“Weird” doesn’t even begin to describe the homes in this list. After all, all of these houses were designed according to the owner’s style and preference so it would be quite unfair to label them as weird. They are, nonetheless, very unique and were obviously created to stand out amidst a sea of identical looking dwellings. Check out this list of some of the weirdest homes in the world.
The Pole House (Australia)
The Pole House in Australia looks exactly as it is called — it sits atop a pole that overlooks the Great Ocean Road and manages to give you a very nice view of your surroundings in a unique way. This house was designed this way because of the steep slope. The designers at F2 Architecture had to deal with this issue in the best possible way: placing a platform on a pole and building a house on it! To connect the home to the hill, a narrow concrete bridge was built to connect it to the hillside.
The Slide House (Japan)
From the outside the slide house in Japan looks like any other Japanese home. It is when you enter inside that you see a giant slide that goes around its perimeter from the 3rd floor to the 1st floor. The slide is wide enough for an adult to use and safe enough for children to enjoy as well. The interior of the home is far from looking juvenile but instead boasts a minimalist-modern design. The slide house wasn’t an easy task to build or design since the architects had to be precise about the angles of the slide.
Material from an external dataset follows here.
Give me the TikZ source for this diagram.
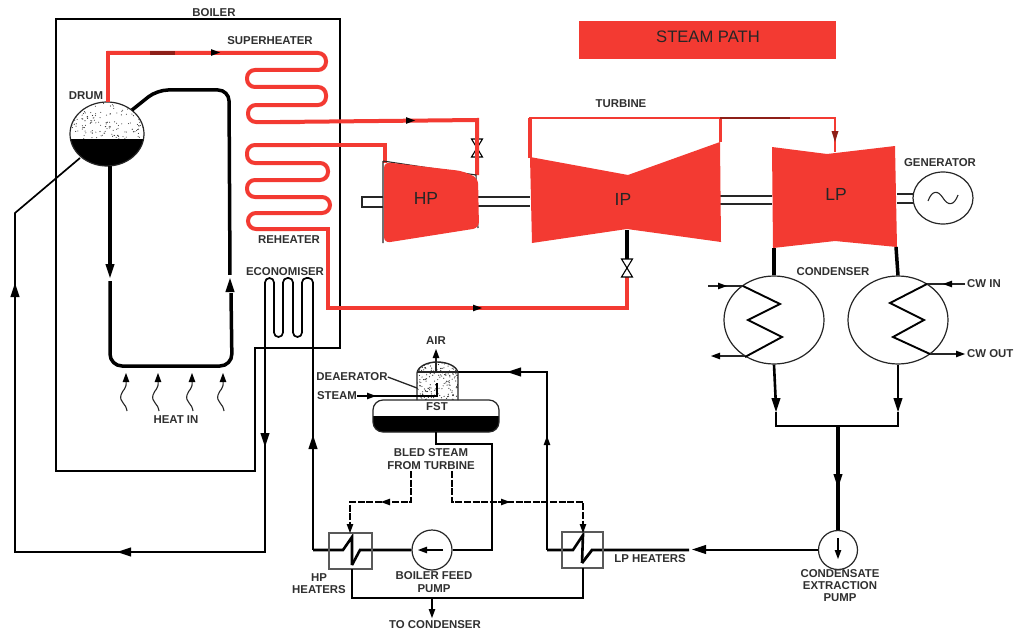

The Seashell House (Mexico)
Inspired by the sea and everything nautical was undoubtedly the reason behind this unusual home’s design. The house itself looks like a shell and while the shape is already out of this world, the designer, Javier Senosiain, made sure to make everything pop out. The walls feature a mosaic of colors that light up the interior beautifully when the sun is shining. You can just imagine the rainbow of colors bouncing off the walls as it illuminates the home.
The Keret House (Poland)
Dubbed as the world’s skinniest house since it is only 122 centimeters at its widest point, the Keret House in Warsaw, Poland is the brainchild of architect Jakub Szczesny. It is meant to signify the differences between the two buildings that flanked the Keret house and present both as representations of the ongoing changes the city has seen in the past decades. The house is totally livable and acts as a temporary home for writers. Though there are no windows in the Keret house, the white walls make it seem much wider than it looks and lessens the feeling of claustrophobia.
Resident Church (the Netherlands)
Do you want to live in a church? There might be something inviting about a place of worship for some people so if you are willing to set aside any qualms about doing absolutely anything inside a church then head over to the Netherlands where some churches have slowly been converted to modern homes. The most popular one is the Saint Jakobus Church which was built around 1870. It stopped being a church around 1991 and was an event place and showroom for some time. Zecc Architects proposed in 2007 to convert it into a home instead of the city demolishing it and its proposal was approved. This is an ingenious way to reuse pieces of architectural grandeur; instead of having them torn down, its conversion to useful buildings will help preserve the city’s historical buildings.